### Exercise task
Include in the output exactly the lines from the opening of the data through the line containing "last_label = '.2<'", and nothing more.

### Supplied information
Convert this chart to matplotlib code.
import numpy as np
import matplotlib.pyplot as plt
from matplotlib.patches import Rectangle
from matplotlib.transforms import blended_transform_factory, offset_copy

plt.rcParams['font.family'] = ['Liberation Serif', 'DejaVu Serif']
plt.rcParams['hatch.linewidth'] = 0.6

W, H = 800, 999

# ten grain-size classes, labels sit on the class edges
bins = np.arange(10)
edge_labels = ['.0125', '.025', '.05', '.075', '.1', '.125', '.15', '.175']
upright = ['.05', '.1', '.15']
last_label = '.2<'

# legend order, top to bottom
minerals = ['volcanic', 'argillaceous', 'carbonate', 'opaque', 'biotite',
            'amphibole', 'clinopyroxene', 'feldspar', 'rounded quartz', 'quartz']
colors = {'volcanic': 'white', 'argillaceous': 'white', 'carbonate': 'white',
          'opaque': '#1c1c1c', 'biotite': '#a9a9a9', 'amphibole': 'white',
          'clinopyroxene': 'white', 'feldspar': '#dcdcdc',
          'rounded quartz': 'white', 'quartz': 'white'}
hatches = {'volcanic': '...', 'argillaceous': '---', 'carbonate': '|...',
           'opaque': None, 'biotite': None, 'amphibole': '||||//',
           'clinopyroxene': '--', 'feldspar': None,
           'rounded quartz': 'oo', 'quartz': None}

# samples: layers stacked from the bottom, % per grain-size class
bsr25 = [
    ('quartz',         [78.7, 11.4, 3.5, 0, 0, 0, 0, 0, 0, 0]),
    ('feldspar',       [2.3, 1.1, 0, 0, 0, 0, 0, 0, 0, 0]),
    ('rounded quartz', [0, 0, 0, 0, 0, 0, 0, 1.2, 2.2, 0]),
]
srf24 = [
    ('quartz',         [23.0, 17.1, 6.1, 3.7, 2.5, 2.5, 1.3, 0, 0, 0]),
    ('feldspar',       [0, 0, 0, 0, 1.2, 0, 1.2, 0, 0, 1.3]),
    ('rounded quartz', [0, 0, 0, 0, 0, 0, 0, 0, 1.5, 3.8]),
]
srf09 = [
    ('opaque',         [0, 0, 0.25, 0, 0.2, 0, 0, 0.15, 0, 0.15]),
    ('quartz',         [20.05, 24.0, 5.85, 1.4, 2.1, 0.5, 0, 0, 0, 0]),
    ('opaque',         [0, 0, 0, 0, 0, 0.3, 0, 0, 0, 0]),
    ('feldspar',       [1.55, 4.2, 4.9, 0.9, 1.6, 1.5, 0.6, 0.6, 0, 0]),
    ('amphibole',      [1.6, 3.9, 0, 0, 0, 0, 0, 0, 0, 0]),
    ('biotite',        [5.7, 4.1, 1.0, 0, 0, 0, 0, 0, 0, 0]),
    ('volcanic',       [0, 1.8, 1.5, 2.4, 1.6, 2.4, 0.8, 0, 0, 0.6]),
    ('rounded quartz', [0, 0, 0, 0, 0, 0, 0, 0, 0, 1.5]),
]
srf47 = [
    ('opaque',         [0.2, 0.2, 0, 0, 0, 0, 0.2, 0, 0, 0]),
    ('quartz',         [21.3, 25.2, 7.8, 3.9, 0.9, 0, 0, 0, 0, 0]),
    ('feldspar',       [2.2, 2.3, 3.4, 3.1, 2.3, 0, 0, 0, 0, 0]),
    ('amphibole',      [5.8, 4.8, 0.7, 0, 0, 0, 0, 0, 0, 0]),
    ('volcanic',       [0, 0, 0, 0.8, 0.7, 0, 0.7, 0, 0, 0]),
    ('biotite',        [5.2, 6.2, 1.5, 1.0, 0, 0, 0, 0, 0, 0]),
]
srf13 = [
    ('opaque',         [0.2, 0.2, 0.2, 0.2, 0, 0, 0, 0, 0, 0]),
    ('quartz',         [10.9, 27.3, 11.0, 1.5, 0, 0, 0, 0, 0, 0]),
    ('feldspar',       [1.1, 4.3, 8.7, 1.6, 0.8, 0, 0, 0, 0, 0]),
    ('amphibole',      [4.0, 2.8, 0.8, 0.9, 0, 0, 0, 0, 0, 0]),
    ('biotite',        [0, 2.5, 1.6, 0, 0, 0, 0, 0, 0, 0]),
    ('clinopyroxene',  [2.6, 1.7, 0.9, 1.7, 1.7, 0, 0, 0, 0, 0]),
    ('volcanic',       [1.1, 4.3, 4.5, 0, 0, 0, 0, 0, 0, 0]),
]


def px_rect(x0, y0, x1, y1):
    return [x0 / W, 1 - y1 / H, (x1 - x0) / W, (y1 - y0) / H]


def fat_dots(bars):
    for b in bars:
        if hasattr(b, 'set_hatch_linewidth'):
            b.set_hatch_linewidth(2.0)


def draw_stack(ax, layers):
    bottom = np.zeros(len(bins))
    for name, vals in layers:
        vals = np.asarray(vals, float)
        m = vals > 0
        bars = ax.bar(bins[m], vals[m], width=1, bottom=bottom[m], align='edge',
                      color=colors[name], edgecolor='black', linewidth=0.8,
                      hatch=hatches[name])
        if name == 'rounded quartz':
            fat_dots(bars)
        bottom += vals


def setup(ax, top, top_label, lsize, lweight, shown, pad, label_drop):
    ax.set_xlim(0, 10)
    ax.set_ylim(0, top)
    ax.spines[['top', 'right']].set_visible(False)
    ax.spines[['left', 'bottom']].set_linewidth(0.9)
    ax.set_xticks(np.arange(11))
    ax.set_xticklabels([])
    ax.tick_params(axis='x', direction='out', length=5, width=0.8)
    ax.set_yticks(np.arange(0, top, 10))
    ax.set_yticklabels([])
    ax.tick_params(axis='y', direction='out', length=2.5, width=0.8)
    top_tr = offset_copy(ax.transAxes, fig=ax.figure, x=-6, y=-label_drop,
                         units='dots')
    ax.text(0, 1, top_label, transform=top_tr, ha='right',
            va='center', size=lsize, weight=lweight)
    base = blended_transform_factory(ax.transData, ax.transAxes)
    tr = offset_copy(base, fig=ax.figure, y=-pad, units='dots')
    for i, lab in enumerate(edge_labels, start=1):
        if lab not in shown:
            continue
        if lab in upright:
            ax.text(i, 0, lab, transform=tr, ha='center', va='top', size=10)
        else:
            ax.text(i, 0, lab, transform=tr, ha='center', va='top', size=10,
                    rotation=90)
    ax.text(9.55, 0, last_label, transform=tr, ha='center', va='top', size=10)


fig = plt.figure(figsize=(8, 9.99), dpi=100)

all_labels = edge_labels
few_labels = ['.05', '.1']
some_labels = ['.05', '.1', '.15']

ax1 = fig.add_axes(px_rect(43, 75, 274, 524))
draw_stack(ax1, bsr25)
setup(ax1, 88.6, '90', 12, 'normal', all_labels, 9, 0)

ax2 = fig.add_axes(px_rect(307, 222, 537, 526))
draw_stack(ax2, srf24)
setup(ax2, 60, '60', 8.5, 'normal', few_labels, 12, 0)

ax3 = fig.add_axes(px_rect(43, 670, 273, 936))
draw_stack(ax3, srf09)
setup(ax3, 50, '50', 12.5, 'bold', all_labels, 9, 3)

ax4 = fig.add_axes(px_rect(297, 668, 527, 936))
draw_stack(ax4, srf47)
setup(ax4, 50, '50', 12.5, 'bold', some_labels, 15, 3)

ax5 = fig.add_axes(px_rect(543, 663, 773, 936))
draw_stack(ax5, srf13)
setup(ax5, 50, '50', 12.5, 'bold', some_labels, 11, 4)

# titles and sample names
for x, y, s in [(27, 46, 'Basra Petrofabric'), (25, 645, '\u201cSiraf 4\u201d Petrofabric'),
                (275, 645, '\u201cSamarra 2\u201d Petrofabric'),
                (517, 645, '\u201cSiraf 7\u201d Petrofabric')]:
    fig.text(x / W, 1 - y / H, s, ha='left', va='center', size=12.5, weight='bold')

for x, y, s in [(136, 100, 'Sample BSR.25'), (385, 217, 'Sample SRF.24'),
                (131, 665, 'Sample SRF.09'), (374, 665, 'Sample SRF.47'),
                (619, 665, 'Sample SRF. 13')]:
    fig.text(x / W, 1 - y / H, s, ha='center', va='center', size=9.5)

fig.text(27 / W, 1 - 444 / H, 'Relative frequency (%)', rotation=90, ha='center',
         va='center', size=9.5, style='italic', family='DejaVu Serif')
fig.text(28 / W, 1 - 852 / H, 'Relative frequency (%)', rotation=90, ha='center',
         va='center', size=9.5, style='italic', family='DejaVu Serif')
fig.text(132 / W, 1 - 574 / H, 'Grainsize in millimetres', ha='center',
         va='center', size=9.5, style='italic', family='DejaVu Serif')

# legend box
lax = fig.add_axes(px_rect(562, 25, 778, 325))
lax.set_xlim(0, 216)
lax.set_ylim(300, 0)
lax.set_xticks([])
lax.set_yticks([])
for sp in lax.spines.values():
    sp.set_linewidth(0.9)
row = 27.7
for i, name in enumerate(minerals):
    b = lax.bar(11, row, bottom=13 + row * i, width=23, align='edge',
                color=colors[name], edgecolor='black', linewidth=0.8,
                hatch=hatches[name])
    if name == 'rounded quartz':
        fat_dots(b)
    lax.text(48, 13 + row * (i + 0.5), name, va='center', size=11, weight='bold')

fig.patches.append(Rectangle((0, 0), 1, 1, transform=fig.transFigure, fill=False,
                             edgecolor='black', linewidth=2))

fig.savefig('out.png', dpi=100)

### Exercise result
Convert this chart to matplotlib code.
import numpy as np
import matplotlib.pyplot as plt
from matplotlib.patches import Rectangle
from matplotlib.transforms import blended_transform_factory, offset_copy

plt.rcParams['font.family'] = ['Liberation Serif', 'DejaVu Serif']
plt.rcParams['hatch.linewidth'] = 0.6

W, H = 800, 999

# ten grain-size classes, labels sit on the class edges
bins = np.arange(10)
edge_labels = ['.0125', '.025', '.05', '.075', '.1', '.125', '.15', '.175']
upright = ['.05', '.1', '.15']
last_label = '.2<'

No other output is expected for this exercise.